The strip's popularity peaked during the war years. During that time Terry had been adapted to radio and comics, and in 1940 James W. Horne directed a movie serial version (in the 1950s there was also a Terry TV series). After the war ended Caniff ran into contractual problems with his syndicate and went over to King Features, with a hefty salary increase and the added bonus of owning whatever strip he created. On December 29, 1946, the last of Milton Caniff's Terry and the Pirates appeared. George Wundar inherited the strip, which would continue on (in some years inked by E.C. artist George Evans) for another 25 years, finally folding in 1973. In 1995 Tribune Media Services resurrected Terry, which was written by Michael Uslan and illustrated by Greg and Tim Hildebrandt, later replaced by comics veteran Dan Spiegle.
Steve Canyon, Caniff's new strip, debuted on January 7, 1946, opening simultaneously in 125 papers throughout the country, a unique distinction for a new strip, but understandable given Caniff's reputation. Steve was a compulsive hero ("the kind of guy who doesn't like to see people kicked around"). As Caniff described him in a Time magazine interview, Canyon was intended to be a "sort of modern Kit Carson, the strong silent Gary Cooper plainsman type.

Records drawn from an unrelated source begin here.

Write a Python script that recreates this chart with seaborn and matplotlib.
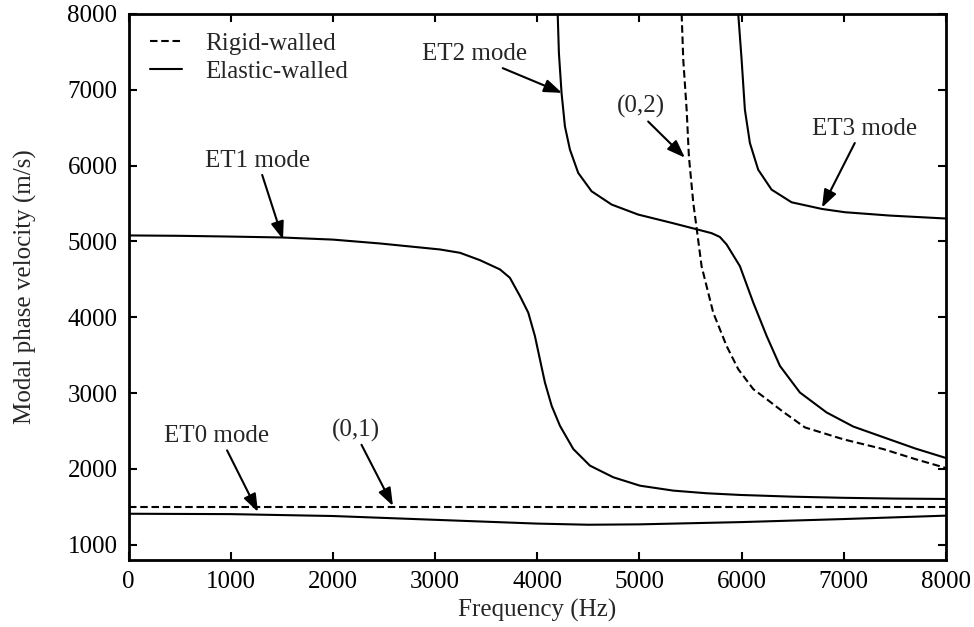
import matplotlib
matplotlib.use("Agg")
import matplotlib.pyplot as plt
import seaborn as sns

# ---- data ----
rigid01_f = [0, 8000]
rigid01_c = [1500, 1500]

rigid02_f = [5413, 5429, 5462, 5484, 5527, 5570, 5608, 5722, 5853, 5967, 6114, 6245, 6400, 6620, 7000, 7385, 7700, 8000]
rigid02_c = [8000, 7395, 6737, 6122, 5509, 5070, 4675, 4062, 3622, 3316, 3053, 2921, 2760, 2548, 2390, 2263, 2130, 2013]

et0_f = [0, 1000, 2000, 3000, 4000, 4500, 5000, 6000, 7000, 8000]
et0_c = [1410, 1405, 1380, 1330, 1280, 1265, 1270, 1300, 1340, 1385]

et1_f = [0, 500, 1000, 1500, 2000, 2461, 3048, 3244, 3439, 3635, 3732, 3831, 3912, 3977, 4026, 4075,
         4141, 4222, 4353, 4516, 4744, 5005, 5331, 5658, 5983, 6500, 7000, 7500, 8000]
et1_c = [5080, 5075, 5065, 5053, 5025, 4974, 4895, 4851, 4754, 4632, 4522, 4280, 4062, 3754, 3447, 3141,
         2833, 2570, 2263, 2044, 1891, 1780, 1715, 1680, 1658, 1635, 1620, 1610, 1605]

et2_f = [4200, 4212, 4238, 4271, 4320, 4401, 4532, 4728, 4988, 5315, 5543, 5706, 5787, 5853, 5983, 6114,
         6245, 6375, 6570, 6831, 7092, 7385, 7700, 8000]
et2_c = [8000, 7483, 6956, 6517, 6211, 5904, 5662, 5487, 5355, 5246, 5167, 5110, 5060, 4961, 4675, 4194,
         3754, 3359, 3009, 2746, 2560, 2420, 2270, 2145]

et3_f = [5967, 6000, 6032, 6081, 6162, 6293, 6489, 6783, 7011, 7450, 8000]
et3_c = [8000, 7395, 6737, 6299, 5947, 5684, 5517, 5430, 5386, 5342, 5303]

x_ticks = [0, 1000, 2000, 3000, 4000, 5000, 6000, 7000, 8000]
y_ticks = [1000, 2000, 3000, 4000, 5000, 6000, 7000, 8000]

# annotations
ann_text = ["ET1 mode", "ET2 mode", "(0,2)", "ET3 mode", "ET0 mode", "(0,1)"]
ann_tip_x = [1512, 4242, 5445, 6786, 1267, 2588]
ann_tip_y = [5026, 6960, 6105, 5447, 1434, 1513]
ann_txt_x = [1267, 3390, 5015, 7206, 866, 2226]
ann_txt_y = [5987, 7395, 6697, 6408, 2355, 2434]
ann_rel_x = [0.53, 0.69, 0.58, 0.42, 0.58, 0.58]

# ---- style ----
sns.set_theme(style="ticks")
plt.rcParams["font.family"] = ["Liberation Serif", "DejaVu Serif"]
plt.rcParams["font.size"] = 18

fig = plt.figure(figsize=(9.74, 6.27), dpi=100)
ax = fig.add_axes([128.5 / 974, 1 - 560 / 627, (946 - 128.5) / 974, (560 - 14) / 627])

lw = 1.5
dash = (3.6, 1.8)

sns.lineplot(x=rigid01_f, y=rigid01_c, ax=ax, color="black", lw=lw, estimator=None)
sns.lineplot(x=rigid02_f, y=rigid02_c, ax=ax, color="black", lw=lw, estimator=None)
for f, c in [(et0_f, et0_c), (et1_f, et1_c), (et2_f, et2_c), (et3_f, et3_c)]:
    sns.lineplot(x=f, y=c, ax=ax, color="black", lw=lw, estimator=None)

lines = ax.get_lines()
lines[0].set_dashes(dash)
lines[1].set_dashes(dash)
lines[0].set_label("Rigid-walled")
lines[2].set_label("Elastic-walled")

ax.set_xlim(0, 8000)
ax.set_ylim(800, 8000)
ax.set_xticks(x_ticks)
ax.set_yticks(y_ticks)
ax.set_xticklabels([str(t) for t in x_ticks])
ax.set_yticklabels([str(t) for t in y_ticks])
ax.tick_params(direction="in", length=6, width=1.5, top=True, right=True,
               labelsize=18, pad=8, colors="black")
for s in ax.spines.values():
    s.set_linewidth(2)
    s.set_color("black")

ax.set_xlabel("Frequency (Hz)", fontsize=18, labelpad=4)
ax.set_ylabel("Modal phase velocity (m/s)", fontsize=18, labelpad=22)

for t, tx, ty, x0, y0, rx in zip(ann_text, ann_tip_x, ann_tip_y, ann_txt_x, ann_txt_y, ann_rel_x):
    ax.annotate(t, xy=(tx, ty), xytext=(x0, y0), ha="center", va="baseline", fontsize=18,
                arrowprops=dict(arrowstyle="-|>,head_length=0.6,head_width=0.22",
                                color="black", lw=1.5, mutation_scale=18,
                                shrinkA=0, shrinkB=0, relpos=(rx, 0.0)))

ax.legend(handles=[lines[0], lines[2]], loc="upper left", frameon=False,
          bbox_to_anchor=(0.026, 0.966), borderaxespad=0, borderpad=0,
          handlelength=1.3, handletextpad=0.9, labelspacing=0.2, fontsize=18)

fig.savefig("out.png", dpi=100)
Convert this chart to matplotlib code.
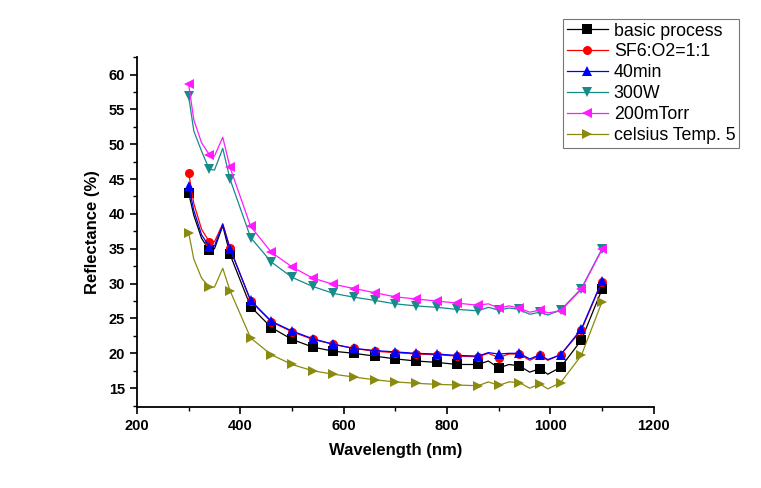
import matplotlib.pyplot as plt
from matplotlib.ticker import MultipleLocator

plt.rcParams['font.family'] = ['Liberation Sans', 'DejaVu Sans']

# wavelengths of the sampled spectrum (nm); markers sit on the 40 nm grid
wl = [300, 310, 325, 340, 350, 366, 380, 420, 460, 500, 540, 580, 620, 660, 700, 740,
      780, 820, 860, 880, 900, 920, 940, 960, 980, 995, 1020, 1060, 1100]
marker_wl = [300, 340, 380, 420, 460, 500, 540, 580, 620, 660, 700, 740, 780,
             820, 860, 900, 940, 980, 1020, 1060, 1100]

basic = [43.0, 39.8, 36.5, 34.8, 35.0, 38.3, 34.2, 26.7, 23.7, 22.0, 20.9, 20.3, 20.0, 19.6, 19.2, 18.9,
         18.7, 18.4, 18.4, 18.9, 17.9, 18.4, 18.2, 17.3, 17.8, 17.0, 18.0, 21.9, 29.2]
sf6 = [45.9, 41.5, 37.8, 36.0, 36.0, 38.6, 35.1, 27.5, 24.5, 23.1, 22.0, 21.3, 20.7, 20.3, 20.1, 19.9,
       19.8, 19.6, 19.5, 20.0, 19.4, 19.9, 19.9, 19.0, 19.7, 19.0, 19.8, 23.3, 30.3]
min40 = [44.0, 40.5, 37.0, 35.3, 35.4, 38.5, 35.0, 27.6, 24.6, 23.2, 22.1, 21.3, 20.7, 20.4, 20.2, 20.0,
         19.9, 19.7, 19.6, 20.1, 19.9, 20.0, 20.0, 19.2, 19.8, 19.1, 19.8, 23.5, 30.4]
w300 = [56.9, 51.9, 49.0, 46.4, 46.3, 49.4, 45.0, 36.6, 33.1, 30.9, 29.6, 28.6, 28.05, 27.6, 27.1, 26.8,
        26.6, 26.3, 26.1, 26.6, 26.2, 26.5, 26.3, 25.6, 25.9, 25.5, 26.2, 29.3, 35.0]
mtorr200 = [58.6, 53.5, 50.2, 48.5, 48.3, 51.0, 46.7, 38.2, 34.5, 32.4, 30.8, 29.9, 29.3, 28.7, 28.1, 27.8,
            27.5, 27.2, 26.9, 27.1, 26.5, 26.8, 26.5, 25.9, 26.2, 25.8, 26.1, 29.2, 34.9]
temp5 = [37.3, 33.5, 30.8, 29.5, 29.5, 32.2, 29.0, 22.2, 19.8, 18.4, 17.5, 17.0, 16.6, 16.2, 15.9, 15.7,
         15.55, 15.45, 15.35, 15.9, 15.4, 15.9, 15.8, 15.0, 15.6, 14.9, 15.8, 19.7, 27.4]

series = [
    ('basic process', basic, 'black', 's'),
    ('SF6:O2=1:1', sf6, 'red', 'o'),
    ('40min', min40, 'blue', '^'),
    ('300W', w300, '#178a8a', 'v'),
    ('200mTorr', mtorr200, '#ff1aff', '<'),
    ('celsius Temp. 5', temp5, '#8a8a10', '>'),
]

marks = [wl.index(w) for w in marker_wl]

fig = plt.figure(figsize=(7.61, 4.88), dpi=100)
ax = fig.add_axes([0.180, 0.166, 0.679, 0.717])

for label, ys, color, m in series:
    ax.plot(wl, ys, '-', color=color, lw=0.9, marker=m, markevery=marks,
            markersize=6.5, markeredgewidth=0, label=label)

ax.set_xlim(200, 1200)
ax.set_ylim(12.3, 62.5)
ax.xaxis.set_major_locator(MultipleLocator(200))
ax.xaxis.set_minor_locator(MultipleLocator(100))
ax.yaxis.set_major_locator(MultipleLocator(5))
ax.yaxis.set_minor_locator(MultipleLocator(2.5))
ax.spines['top'].set_visible(False)
ax.spines['right'].set_visible(False)
ax.spines['left'].set_linewidth(1.3)
ax.spines['bottom'].set_linewidth(1.3)
ax.tick_params(which='major', direction='out', length=5, width=1.2, labelsize=10.5)
ax.tick_params(which='minor', direction='out', length=3, width=1.0)
for t in ax.get_xticklabels() + ax.get_yticklabels():
    t.set_fontweight('bold')

ax.set_xlabel('Wavelength (nm)', fontsize=12, fontweight='bold', labelpad=7)
ax.set_ylabel('Reflectance (%)', fontsize=12, fontweight='bold', labelpad=6)

leg = fig.legend(loc='upper left', bbox_to_anchor=(0.740, 0.961), fontsize=12.8,
                 frameon=True, fancybox=False, edgecolor='#555555', handlelength=2.3,
                 borderpad=0.2, labelspacing=0.22, handletextpad=0.35, borderaxespad=0)
leg.get_frame().set_linewidth(0.8)

fig.savefig('out.png', dpi=100)
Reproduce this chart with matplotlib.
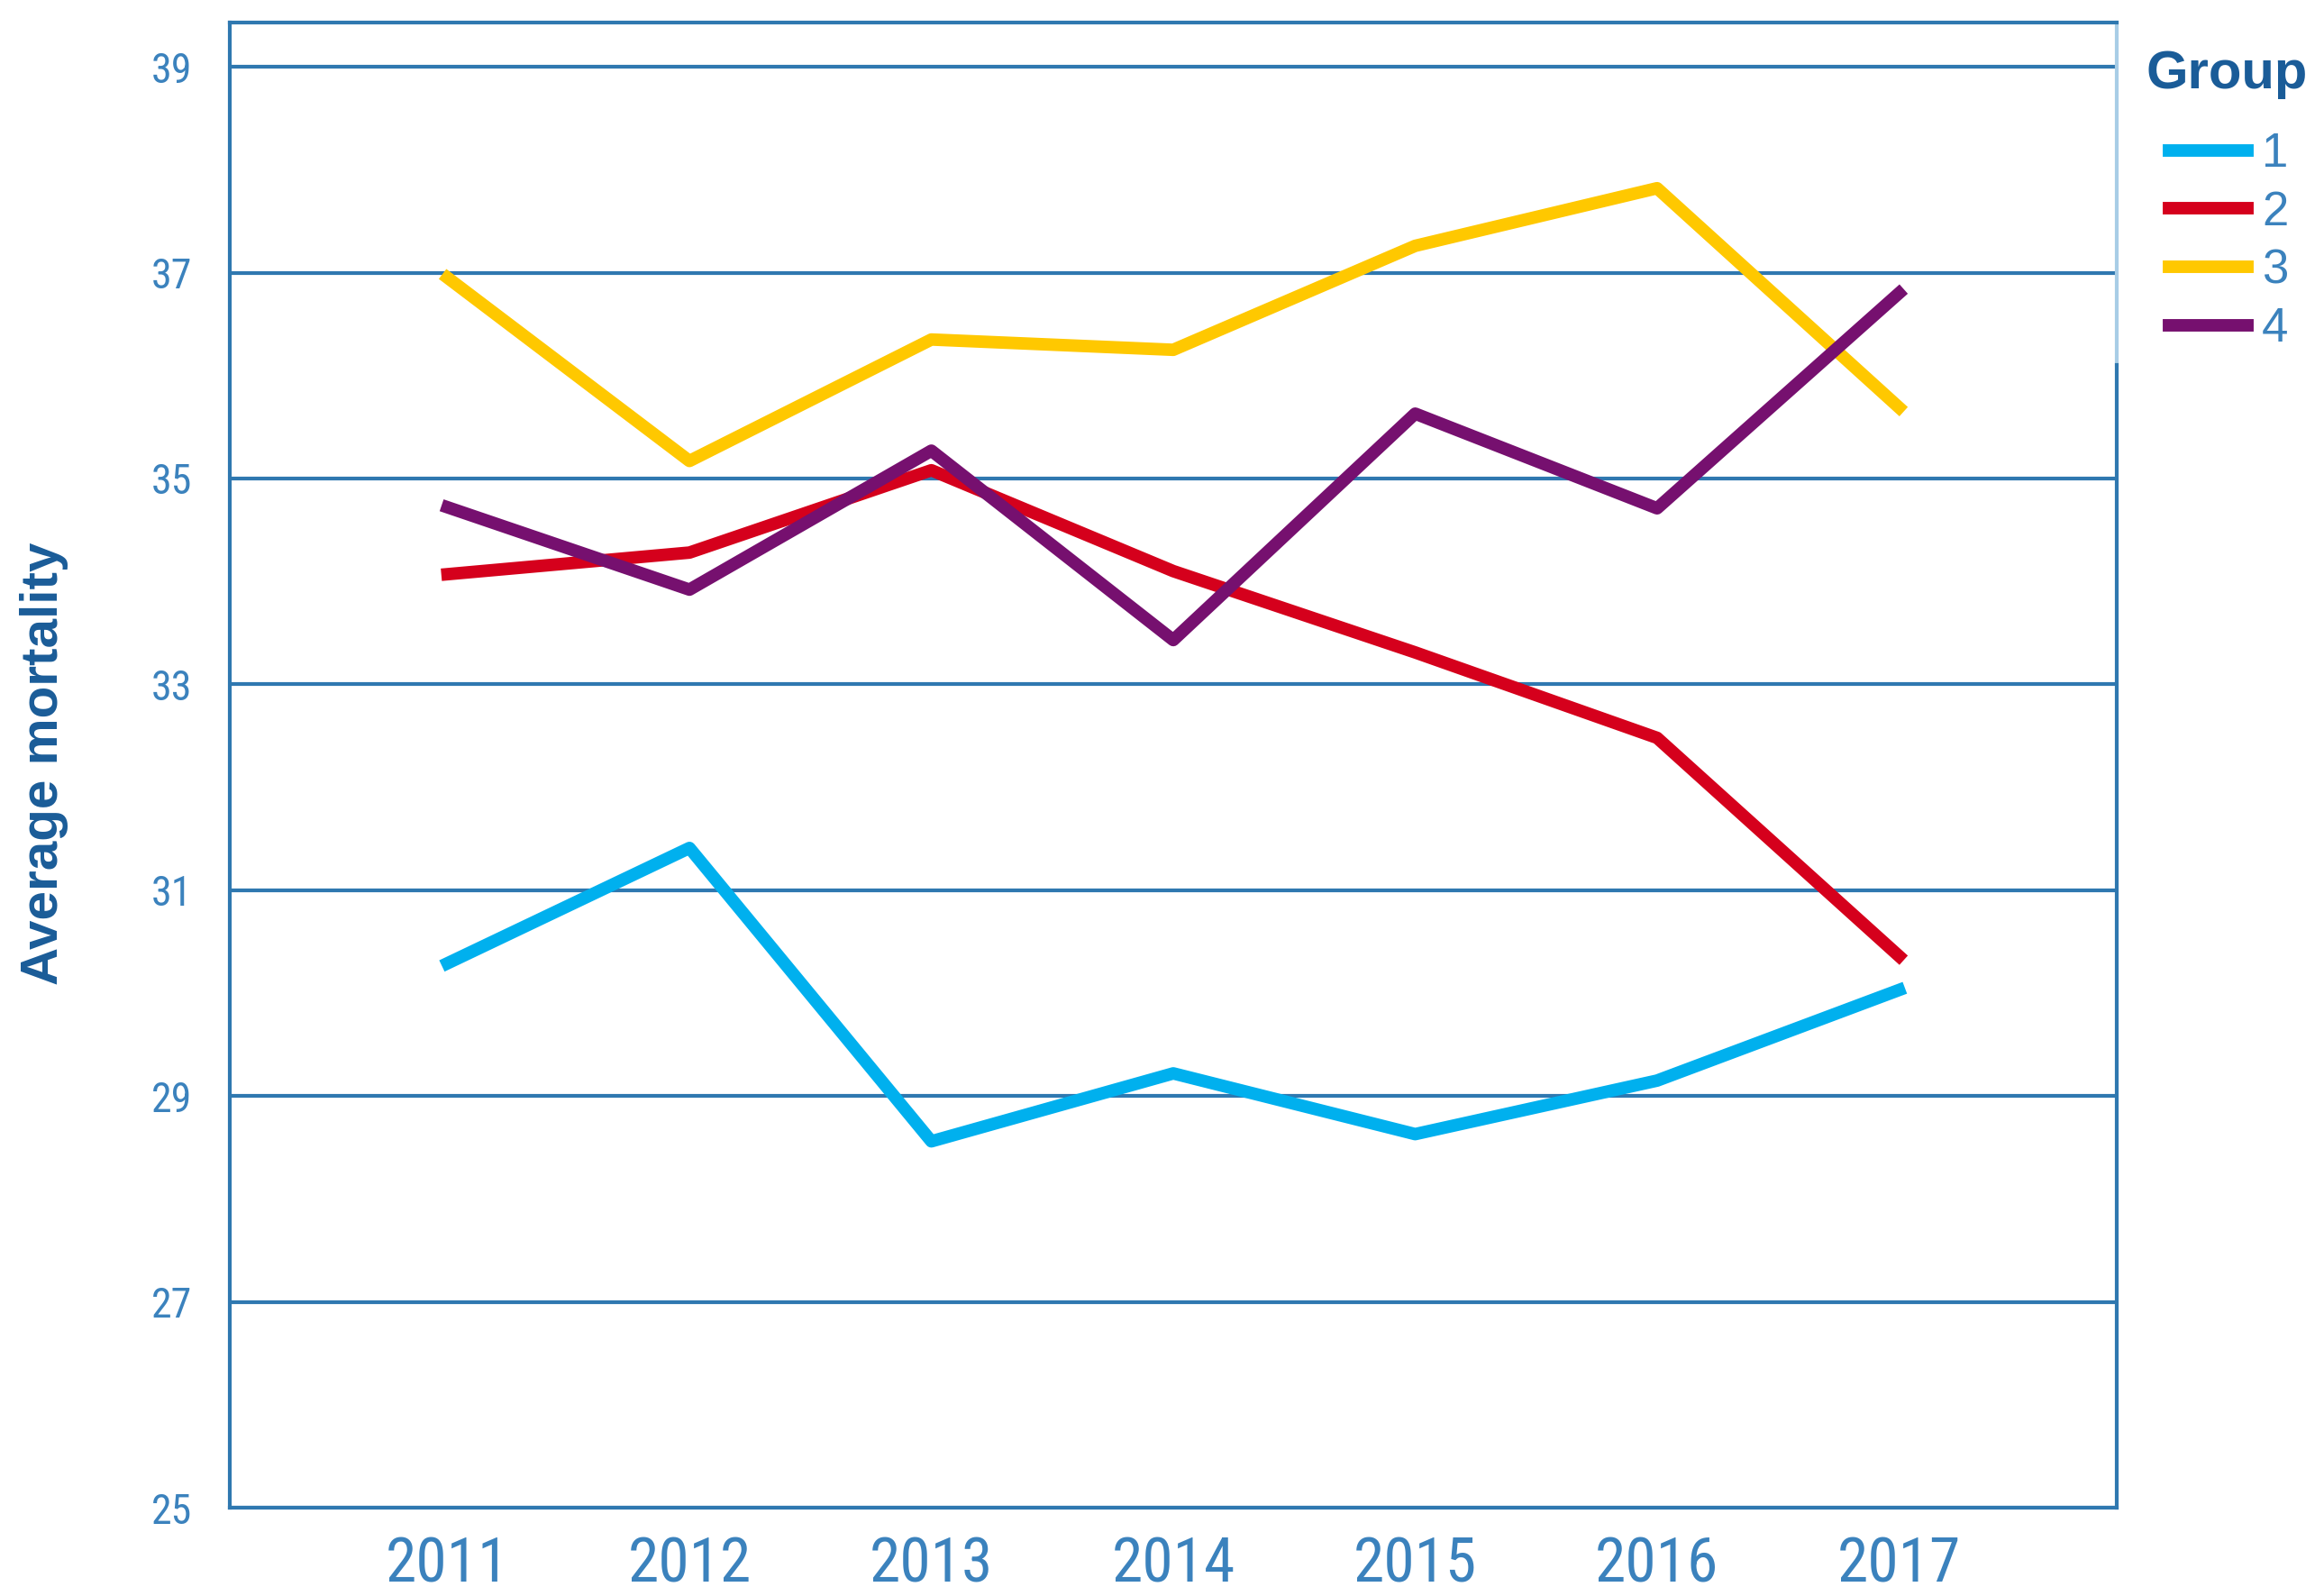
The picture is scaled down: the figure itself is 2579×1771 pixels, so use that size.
import matplotlib.pyplot as plt

# data
years = ['2011', '2012', '2013', '2014', '2015', '2016', '2017']
groups = ['1', '2', '3', '4']
group1 = [30.29, 31.41, 28.56, 29.22, 28.63, 29.15, 30.03]
group2 = [34.07, 34.28, 35.08, 34.10, 33.31, 32.48, 30.36]
group3 = [36.95, 35.17, 36.35, 36.25, 37.26, 37.82, 35.69]
group4 = [34.72, 33.92, 35.27, 33.43, 35.63, 34.71, 36.80]
yticks = [25, 27, 29, 31, 33, 35, 37, 39]

colors = ['#00b0ee', '#d5001c', '#ffc800', '#76106f']
grid_col = '#2f78b0'
tick_col = '#3b82bd'
label_col = '#1a5c98'

narrow = ['Roboto Condensed', 'Archivo Narrow', 'DejaVu Sans']
plt.rcParams['font.family'] = ['Liberation Sans', 'DejaVu Sans']

fig = plt.figure(figsize=(25.79, 17.71), dpi=100)
ax = fig.add_axes([0.0989, 0.0553, 0.8119, 0.9306])

x = list(range(1, len(years) + 1))
for vals, c, g in zip([group1, group2, group3, group4], colors, groups):
    ax.plot(x, vals, color=c, lw=10, label=g)

ax.set_xlim(0.1, 7.9)
ax.set_ylim(25, 39.43)
ax.set_xticks(x)
ax.set_xticklabels(years, fontfamily=narrow, fontsize=50, color=tick_col)
ax.set_yticks(yticks)
ax.set_yticklabels([str(v) for v in yticks], fontfamily=narrow, fontsize=33, color=tick_col)
ax.tick_params(axis='x', length=0, pad=22)
ax.tick_params(axis='y', length=0, pad=30)
ax.yaxis.grid(True, color=grid_col, lw=3)
ax.set_axisbelow(True)

for s in ['left', 'bottom', 'top', 'right']:
    ax.spines[s].set_color(grid_col)
    ax.spines[s].set_linewidth(3)
ax.spines['right'].set_bounds(25, 36.1)
ax.axvline(7.9, ymin=(36.1 - 25) / 14.43, ymax=1, color='#a8cde6', lw=3, clip_on=False)

fig.text(0.019, 1 - 847 / 1771, 'Average mortality', rotation=90, ha='center', va='center',
         fontsize=42, fontweight='bold', color=label_col)

# legend
fig.text(2382 / 2579, 1 - 82 / 1771, 'Group', ha='left', va='center',
         fontsize=43, fontweight='bold', color=label_col)
leg = ax.legend(loc='upper left', bbox_to_anchor=(2407 / 2579, 1 - 146 / 1771),
                bbox_transform=fig.transFigure, frameon=False, borderpad=0, borderaxespad=0,
                fontsize=38, handlelength=1.65, handletextpad=0.3, labelspacing=0.28)
for t in leg.get_texts():
    t.set_color(tick_col)
for h in leg.get_lines():
    h.set_linewidth(10)

fig.savefig('out.png', dpi=100)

He'll have lots of gals, one at every port."
Canyon was to be, in Caniff's words, "a picaresque novel," like Cervantes' Don Quixote; a traveler moving from one adventure to the next, accompanied by a friend the hero can talk to (and talk to the reader). In this case, Sancho Panza turned out to be a scrappy oldster, Happy Easter. Caniff also decided to bring in another Terry figure, the teenage Reed Kimberly -- after all, if Steve ever settled down to married life, Caniff needn't abandon any boy-meets-girl plot riffs.
Canyon did meet a lot of women. Many of them, like the cold-blooded Copper Calhoun (a nasty version of Daddy Warbucks), Cheetah (a totally amoral bargirl who would steal Reed's heart and then cheerfully step on it), the hapless Summer Olson (hopelessly in love with Steve and always abused by Ms. Calhoun, her employer), and cousin Poteet Canyon (a teenage version of Happy Easter). "Ninety-five percent of the interest in any fiction is what happens to the women, not what happens to the men," Caniff believed.
Like many other comic strip adventurers, Steve Canyon went on to become a Cold Warrior with the advent of the nineteen fifties, reentering the air Force after the outbreak of the Korean war. Steve found time between adventures in various Third World hotspots to finally marry Summer Olson in 1970 and after the Vietnam war became entangled in a number of marital problems that eventually resulted in a separation.
The Vietnam war also caused a number of problems for the strip itself, as the mood of the many Americans was definitely not in tune with military adventures. And as newspapers around the country began to shrink the panel size of their strips to make room for all-important advertising, Caniff's strip, like most realistic strips, began losing its effectiveness. As the aging Caniff began experiencing health problems, he was forced to drop penciling chores, which were then handled by Dick Rockwell (nephew of illustrator Norman Rockwell) and concentrate on writing and inking it.
Although ill heath couldn't keep the artist from the drawing board, he finally succumbed to lung cancer in 1988. Steve Canyon survived him by several weeks, after 41 years of continuity. Caniff's awards, which included two Reubens for his two strips, were numerous but the last Steve Canyon, dated June 4, was a final, wonderful tribute: it was two panels, one drawn by the legendary war cartoonist Bill Mauldin, the other signed by 78 fellow artists of the field he loved. Milton Caniff will be long remembered.